IMAGINE the scene! In the foreground, a tall, square Victorian lighthouse of red and yellow brick, the colours of the long defunct Furness Railway, a tower saved from demolition by an interesting and unusual offshore bat colony.

It is a building set in clay-coloured mud, patched with bright green rafts of Spartina; on a tide-polished substrate where, after this ebb, silk-smooth pools glittered like so many odd-shaped mirrors reflecting the clear blue sky.

Neat rows of roosting starlings draped the roof tiles, each bird silhouetted darkly against the light of a westering sun.

In the background, the hall, a 17th century house, complete with classical Yorkshire doorway and rows of stone-mullioned windows, home to one proud Royalist before he was killed by Cromwellians during the bloody Civil War.

On the hall roof, 12 chimneys perch like squat, oblong pigeons.

Down the western side a long mark, stark legacy of an earthquake which shook the area violently a century and a half ago!

A mile northward, a grey church perches on its own bright green drumlin; a site centuries old.

This churchyard held a Bronze Age skeleton in slab-sided grave, Viking warrior (complete with rusted sword among his ancient bones) and medieval farmer, remembered by a neat headstone.

Victorian sea captains and ships' pilots are buried here.

On the shore, remote from all this, unknowing and uncaring of so much human history all about, waders and gulls had arrived with the ebb and now picked about the glistening shore - just as their species have done for so many centuries.

The gulls far outnumbered other bird species.

Most were Herring gulls - immaculate in snow white and silver grey, some bearing the grey of winter feather early on neck and crown.

A few brown juveniles were present - one big enough to fly but still begging, grovelling before a bored parent, the young bird hunch-backed, trying to tap the red spot of the adult's beak - an age-old signal - "Feed me!" A few common gulls were present, less fierce-looking; gentle-eyed, with smaller bills of waxy yellow.

Lesser black-backed gulls were few and far between.

Are they returning to old habits, the majority travelling south to overwinter off the Iberian Peninsula? Or was there a crowd of them elsewhere, well apart from the colder-eyed Herring gulls?

Seapies - lovely name for vermillion-billed, pink-legged, black and white plumaged oystercatchers - were there by the hundred, scattered along the whole front.

They were almost unseen against the drab mud and flock of peewits as they stood, or squatted, or probed the substrate.

The browner juveniles - this year's hatch - with shorter crest - were easily seen among the better, brighter-plumaged adults.

Easily watched by telescope or binocular; though viewed by naked eye, peewit colours merged beautifully into the background except when the birds turned backside-on and bent to feed.

Then, the bright orange underpart was plain to see.

I wonder if this is a warning signal - like the white rabbit scut - with bright colour suddenly displayed as a flash signal whenever danger threatens?

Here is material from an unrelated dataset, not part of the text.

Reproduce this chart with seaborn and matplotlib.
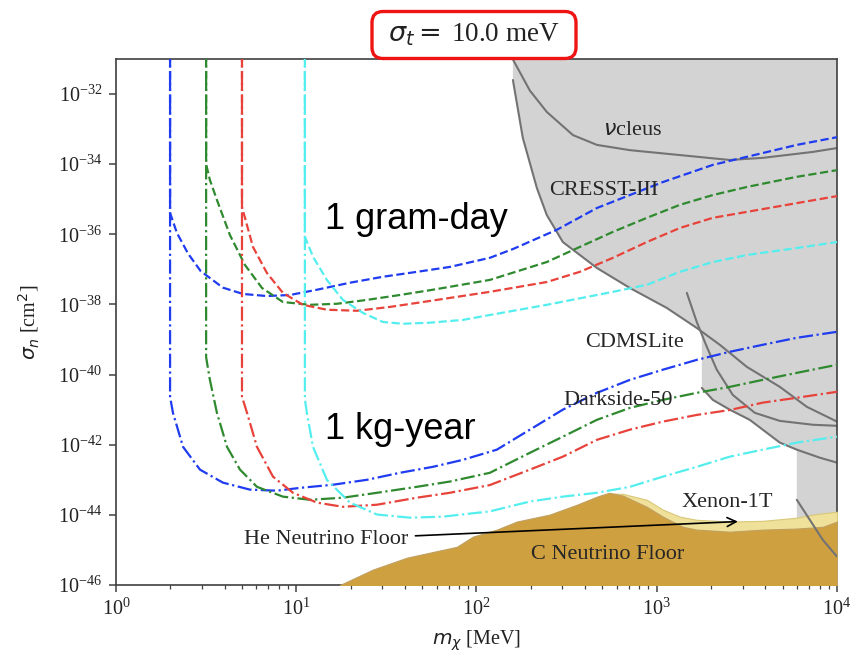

More plovers (with stance and shape obvious), perhaps a dozen birds in all, stood apart from the darker plumaged lapwings.

Feathers glistened in the weakening sunlight as if dusted with gold, and on one bird breast I saw the fading black badge of summer plumage.

Goldies! The Golden plover, Pluvialis apricaria, the "Yellow Bird" of auld Scotland, a bird without which no grouse moor can ever be complete.

Were these down from Yorkshire or Northumbrian heather? From Scotland? Iceland? Norway? There was no way of telling.

I simply watched them through the telescope, delighting in their beauty.

Their spring song, a sweet and haunting whistle, was translated by the canny Scot a century and more ago as "Plough weel, sow weel, harrow weel!" Robbie Burns knew the bird well enough, but he wrote of the "...deep toned plover gray, wild whistling on the hill".

The real grey plover, Pluvcialis squatorola, is a winter visitor here - but one of the wide sands and saltings - never the moors or coastal fields.

In summer plumage the grey plover is silver backed - a superb counterpoint to the lovely goldie!